Retype each line exactly. Skip images.

▶ **Supplied material**:
## Start
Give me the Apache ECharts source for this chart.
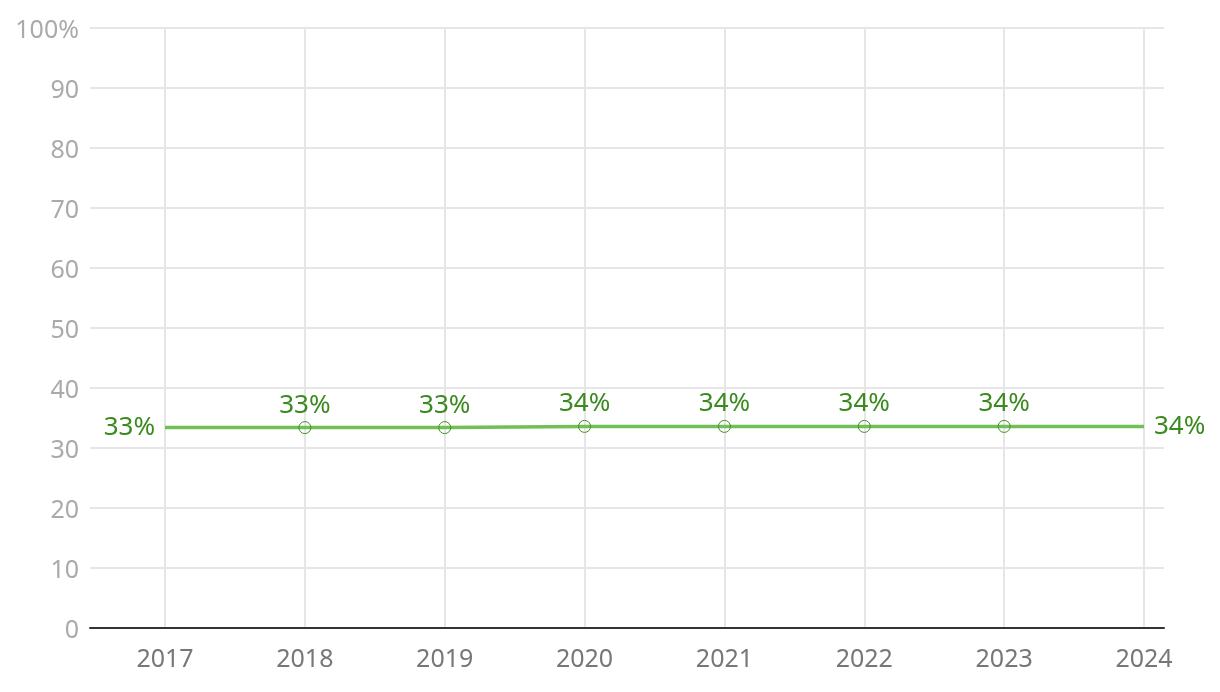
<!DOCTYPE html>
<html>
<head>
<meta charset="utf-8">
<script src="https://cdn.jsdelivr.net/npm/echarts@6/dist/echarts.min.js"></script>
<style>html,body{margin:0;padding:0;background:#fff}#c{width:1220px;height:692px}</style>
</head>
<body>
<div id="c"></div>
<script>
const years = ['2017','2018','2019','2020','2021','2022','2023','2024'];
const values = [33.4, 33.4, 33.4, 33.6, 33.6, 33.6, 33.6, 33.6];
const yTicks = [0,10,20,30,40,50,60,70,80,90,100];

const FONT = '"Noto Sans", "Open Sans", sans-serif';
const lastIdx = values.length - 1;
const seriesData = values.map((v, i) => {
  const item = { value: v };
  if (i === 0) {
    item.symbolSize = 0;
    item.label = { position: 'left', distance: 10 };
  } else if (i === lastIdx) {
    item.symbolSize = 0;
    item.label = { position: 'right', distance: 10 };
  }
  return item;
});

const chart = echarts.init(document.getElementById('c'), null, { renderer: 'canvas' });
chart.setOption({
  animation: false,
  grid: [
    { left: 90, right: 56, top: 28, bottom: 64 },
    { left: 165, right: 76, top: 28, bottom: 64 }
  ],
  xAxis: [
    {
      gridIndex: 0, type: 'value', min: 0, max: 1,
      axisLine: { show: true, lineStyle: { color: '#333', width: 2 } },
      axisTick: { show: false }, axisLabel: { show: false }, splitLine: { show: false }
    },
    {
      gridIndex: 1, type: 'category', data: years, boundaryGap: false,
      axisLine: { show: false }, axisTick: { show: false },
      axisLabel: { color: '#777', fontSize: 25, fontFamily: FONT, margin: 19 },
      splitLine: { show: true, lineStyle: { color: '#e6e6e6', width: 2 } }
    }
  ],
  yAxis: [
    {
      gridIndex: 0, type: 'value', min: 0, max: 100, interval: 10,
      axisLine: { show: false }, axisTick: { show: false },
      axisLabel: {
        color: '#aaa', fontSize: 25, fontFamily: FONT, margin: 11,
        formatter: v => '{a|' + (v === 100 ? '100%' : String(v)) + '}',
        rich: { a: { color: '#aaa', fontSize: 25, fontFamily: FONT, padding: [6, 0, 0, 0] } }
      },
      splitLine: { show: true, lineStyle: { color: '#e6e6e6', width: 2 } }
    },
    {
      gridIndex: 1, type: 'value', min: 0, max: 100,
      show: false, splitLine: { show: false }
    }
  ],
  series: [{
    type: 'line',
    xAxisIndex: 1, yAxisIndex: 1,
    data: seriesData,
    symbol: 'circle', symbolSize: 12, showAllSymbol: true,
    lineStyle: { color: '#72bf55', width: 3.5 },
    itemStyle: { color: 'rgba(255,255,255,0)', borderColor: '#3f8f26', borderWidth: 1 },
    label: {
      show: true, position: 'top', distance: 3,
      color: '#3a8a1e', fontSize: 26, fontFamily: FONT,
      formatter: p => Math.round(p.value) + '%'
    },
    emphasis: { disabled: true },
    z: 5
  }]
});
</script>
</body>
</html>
## End
▶ **Task result**:
Give me the Apache ECharts source for this chart.
<!DOCTYPE html>
<html>
<head>
<meta charset="utf-8">
<script src="https://cdn.jsdelivr.net/npm/echarts@6/dist/echarts.min.js"></script>
<style>html,body{margin:0;padding:0;background:#fff}#c{width:1220px;height:692px}</style>
</head>
<body>
<div id="c"></div>
<script>
const years = ['2017','2018','2019','2020','2021','2022','2023','2024'];
const values = [33.4, 33.4, 33.4, 33.6, 33.6, 33.6, 33.6, 33.6];
const yTicks = [0,10,20,30,40,50,60,70,80,90,100];

const FONT = '"Noto Sans", "Open Sans", sans-serif';
const lastIdx = values.length - 1;
const seriesData = values.map((v, i) => {
  const item = { value: v };
  if (i === 0) {
    item.symbolSize = 0;
    item.label = { position: 'left', distance: 10 };
  } else if (i === lastIdx) {
    item.symbolSize = 0;
    item.label = { position: 'right', distance: 10 };
  }
  return item;
});

const chart = echarts.init(document.getElementById('c'), null, { renderer: 'canvas' });
chart.setOption({
  animation: false,
  grid: [
    { left: 90, right: 56, top: 28, bottom: 64 },
    { left: 165, right: 76, top: 28, bottom: 64 }
  ],
  xAxis: [
    {
      gridIndex: 0, type: 'value', min: 0, max: 1,
      axisLine: { show: true, lineStyle: { color: '#333', width: 2 } },
      axisTick: { show: false }, axisLabel: { show: false }, splitLine: { show: false }
    },
    {
      gridIndex: 1, type: 'category', data: years, boundaryGap: false,
      axisLine: { show: false }, axisTick: { show: false },
      axisLabel: { color: '#777', fontSize: 25, fontFamily: FONT, margin: 19 },
      splitLine: { show: true, lineStyle: { color: '#e6e6e6', width: 2 } }
    }
  ],
  yAxis: [
    {
      gridIndex: 0, type: 'value', min: 0, max: 100, interval: 10,
      axisLine: { show: false }, axisTick: { show: false },
      axisLabel: {
        color: '#aaa', fontSize: 25, fontFamily: FONT, margin: 11,
        formatter: v => '{a|' + (v === 100 ? '100%' : String(v)) + '}',
        rich: { a: { color: '#aaa', fontSize: 25, fontFamily: FONT, padding: [6, 0, 0, 0] } }
      },
      splitLine: { show: true, lineStyle: { color: '#e6e6e6', width: 2 } }
    },
    {
      gridIndex: 1, type: 'value', min: 0, max: 100,
      show: false, splitLine: { show: false }
    }
  ],
  series: [{
    type: 'line',
    xAxisIndex: 1, yAxisIndex: 1,
    data: seriesData,
    symbol: 'circle', symbolSize: 12, showAllSymbol: true,
    lineStyle: { color: '#72bf55', width: 3.5 },
    itemStyle: { color: 'rgba(255,255,255,0)', borderColor: '#3f8f26', borderWidth: 1 },
    label: {
      show: true, position: 'top', distance: 3,
      color: '#3a8a1e', fontSize: 26, fontFamily: FONT,
      formatter: p => Math.round(p.value) + '%'
    },
    emphasis: { disabled: true },
    z: 5
  }]
});
</script>
</body>
</html>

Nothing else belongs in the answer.